Edits for improved clarify in italics
I realised last week just how slow the log() function really is, as an example, comparing log() to fft(), it turns out log() is about 2 times slower, even though it is working on individual elements, see below:
data = randn(Float32, 100, 10000) + 1im*randn(Float32, 100, 10000)
amplitude = abs.(data)
d = log.(amplitude);
f = fft(data,1);
using BenchmarkTools
julia> @benchmark fft!(data,1)
BenchmarkTools.Trial:
memory estimate: 3.25 KiB
allocs estimate: 51
--------------
minimum time: 3.204 ms (0.00% GC)
median time: 3.327 ms (0.00% GC)
mean time: 3.495 ms (0.00% GC)
maximum time: 6.788 ms (0.00% GC)
--------------
samples: 1427
evals/sample: 1
julia> @benchmark d .= log.(amplitude)
BenchmarkTools.Trial:
memory estimate: 96 bytes
allocs estimate: 3
--------------
minimum time: 8.664 ms (0.00% GC)
median time: 8.885 ms (0.00% GC)
mean time: 9.175 ms (0.00% GC)
maximum time: 15.413 ms (0.00% GC)
--------------
samples: 544
evals/sample: 1
After some digging I concluded that the problem is that julia is not using simd to compute the log().

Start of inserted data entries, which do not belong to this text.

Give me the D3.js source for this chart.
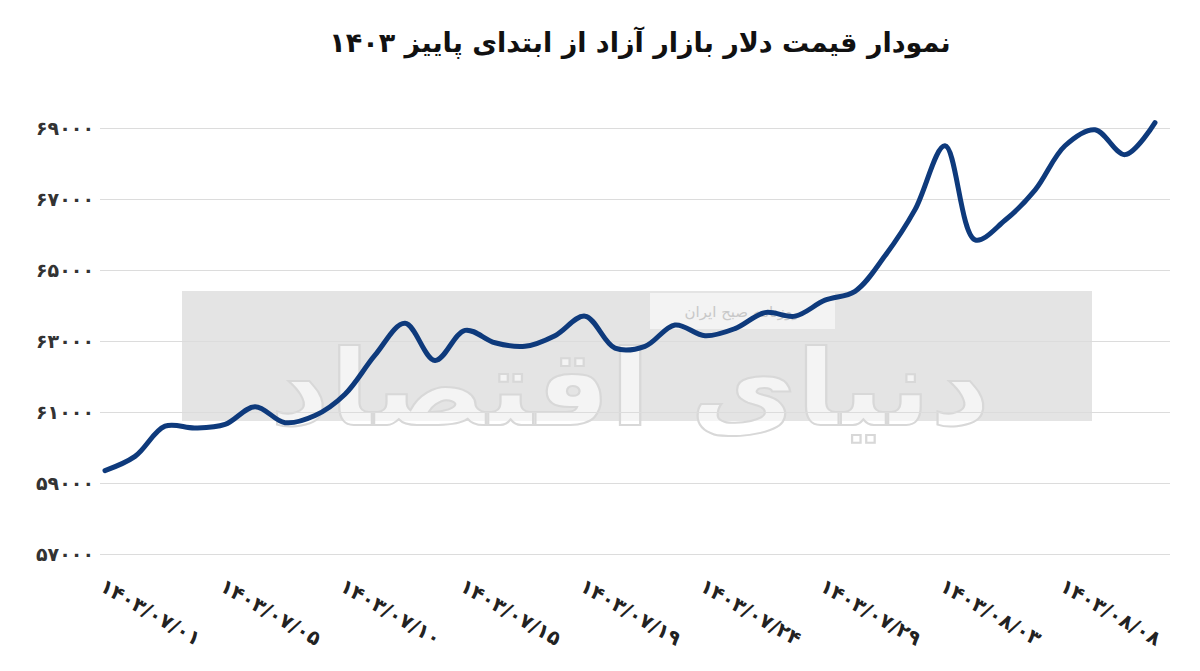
<html>
<head>
<meta charset="utf-8">
<script src="https://d3js.org/d3.v7.min.js"></script>
<style>
  body { margin: 0; background: #fff; font-family: "DejaVu Sans", sans-serif; }
</style>
</head>
<body>
<svg id="chart" width="1200" height="671"></svg>
<script>
// data
const dates = [
  "1403/07/01","1403/07/02","1403/07/03","1403/07/04","1403/07/05","1403/07/07","1403/07/08","1403/07/09",
  "1403/07/10","1403/07/11","1403/07/12","1403/07/14","1403/07/15","1403/07/16","1403/07/17","1403/07/18",
  "1403/07/19","1403/07/21","1403/07/22","1403/07/23","1403/07/24","1403/07/25","1403/07/26","1403/07/28",
  "1403/07/29","1403/07/30","1403/08/01","1403/08/02","1403/08/03","1403/08/04","1403/08/05","1403/08/06",
  "1403/08/08","1403/08/09","1403/08/10","1403/08/11"
];
const prices = [
  59350, 59750, 60600, 60550, 60650, 61150, 60700, 60900,
  61500, 62600, 63500, 62450, 63300, 62950, 62850, 63150,
  63700, 62800, 62850, 63450, 63150, 63350, 63800, 63700,
  64150, 64400, 65400, 66700, 68500, 65850, 66400, 67250,
  68500, 68950, 68250, 69150
];
const yTicks = [57000, 59000, 61000, 63000, 65000, 67000, 69000];
const title = "نمودار قیمت دلار بازار آزاد از ابتدای پاییز  ۱۴۰۳";

const fa = s => String(s).replace(/[0-9]/g, d => "۰۱۲۳۴۵۶۷۸۹"[d]);

const svg = d3.select("#chart");
const x = d3.scalePoint().domain(dates).range([105, 1155]);
const y = d3.scaleLinear().domain([57000, 69000]).range([554, 128]);

// watermark
svg.append("rect").attr("x", 182).attr("y", 291).attr("width", 910).attr("height", 130)
  .attr("fill", "#e4e4e4");
svg.append("rect").attr("x", 650).attr("y", 293).attr("width", 185).attr("height", 36)
  .attr("fill", "#f3f3f3");
svg.append("text").attr("x", 742).attr("y", 317).attr("text-anchor", "middle")
  .attr("font-size", 15).attr("fill", "#c8c8c8")
  .text("روزنامه صبح ایران");
svg.append("text").attr("x", 630).attr("y", 425).attr("text-anchor", "middle")
  .attr("font-size", 105).attr("font-weight", "bold").attr("fill", "#fff").attr("fill-opacity", 0.6)
  .attr("stroke", "#d8d8d8").attr("stroke-width", 2)
  .attr("textLength", 720).attr("lengthAdjust", "spacingAndGlyphs")
  .text("دنیای اقتصاد");

svg.append("text").attr("x", 640).attr("y", 52).attr("text-anchor", "middle")
  .attr("font-size", 27).attr("font-weight", "bold").attr("fill", "#111")
  .attr("direction", "rtl").text(title);

// grid + y labels
const yAxis = svg.append("g").attr("transform", "translate(100,0)")
  .call(d3.axisRight(y).tickValues(yTicks).tickSize(1070).tickFormat(d => fa(d)));
yAxis.select(".domain").remove();
yAxis.selectAll(".tick line").attr("stroke", "#dcdcdc");
yAxis.selectAll(".tick text").attr("x", -6).attr("text-anchor", "end")
  .attr("font-size", 19).attr("font-weight", "bold").attr("fill", "#333")
  .attr("font-family", "DejaVu Sans");

// x labels
const xAxis = svg.append("g").attr("transform", "translate(0,578)")
  .call(d3.axisBottom(x).tickValues(dates.filter((d, i) => i % 4 === 0)).tickSize(0).tickFormat(d => fa(d)));
xAxis.select(".domain").remove();
xAxis.selectAll(".tick text").attr("y", 0).attr("dy", "0.7em")
  .attr("text-anchor", "start").attr("transform", "rotate(30)")
  .attr("font-size", 20).attr("font-weight", "bold").attr("fill", "#222")
  .attr("font-family", "DejaVu Sans");

// line
const line = d3.line().x((d, i) => x(dates[i])).y(d => y(d)).curve(d3.curveCatmullRom.alpha(0.5));
svg.append("path").datum(prices).attr("d", line).attr("fill", "none")
  .attr("stroke", "#0e3a7c").attr("stroke-width", 5).attr("stroke-linecap", "round");
</script>
</body>
</html>
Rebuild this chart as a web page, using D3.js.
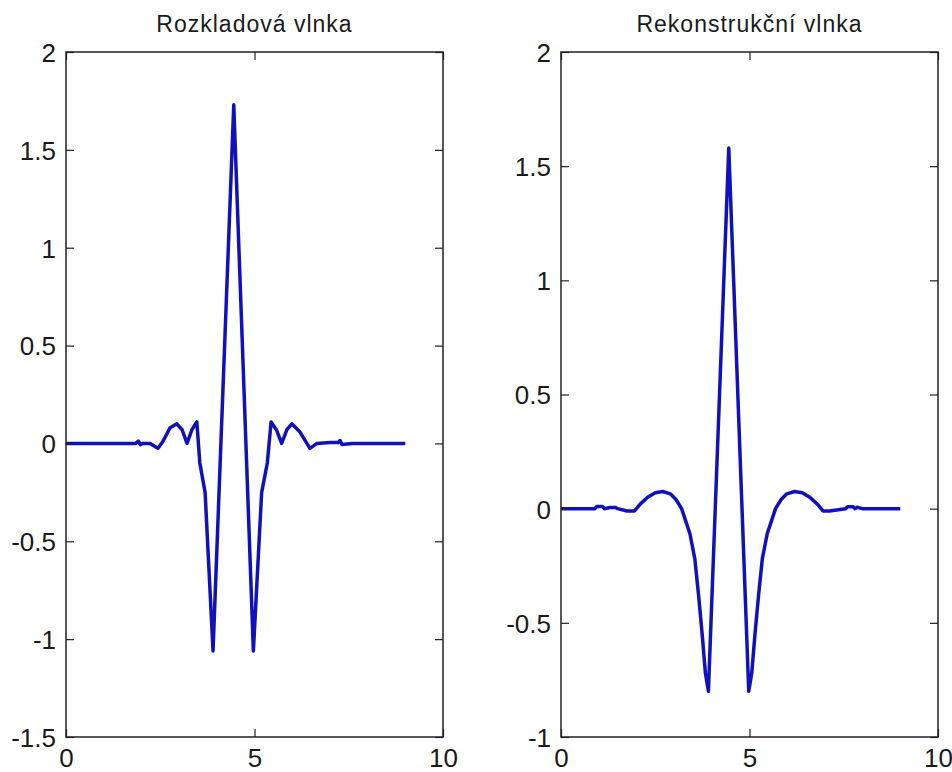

Some web searches led me to: http://software-lisc.fbk.eu/avx_mathfun/
where I found "an AVX translation of the SSE2 implementation " (I’m sure there are many other implementations), with some hacking of that code, I managed to get the log(Array) calculation part going doing 8 elements in parallel at a time (by removing the sin and cos functions) to get about a 7 times speed-up, however I ran into 2 issues:
- to prevent unnecessary memory allocation, I rather created a log!(outputVector, inputVector)
- this only works if I can call it as vector, the dot-fusion operator actually gets in the way here.
Is there a way to address point 2 by overloading a special case of the log. function?
It feels doubtful or am I missing something?
I considered packing this as a normal julia package, however it is platform dependant and would force a non-Julia interface.
At the same time, I’m also wondering if the same problem occurs for sin and cos and whether spending further time on that code to get those working as well, although I’m using them less often.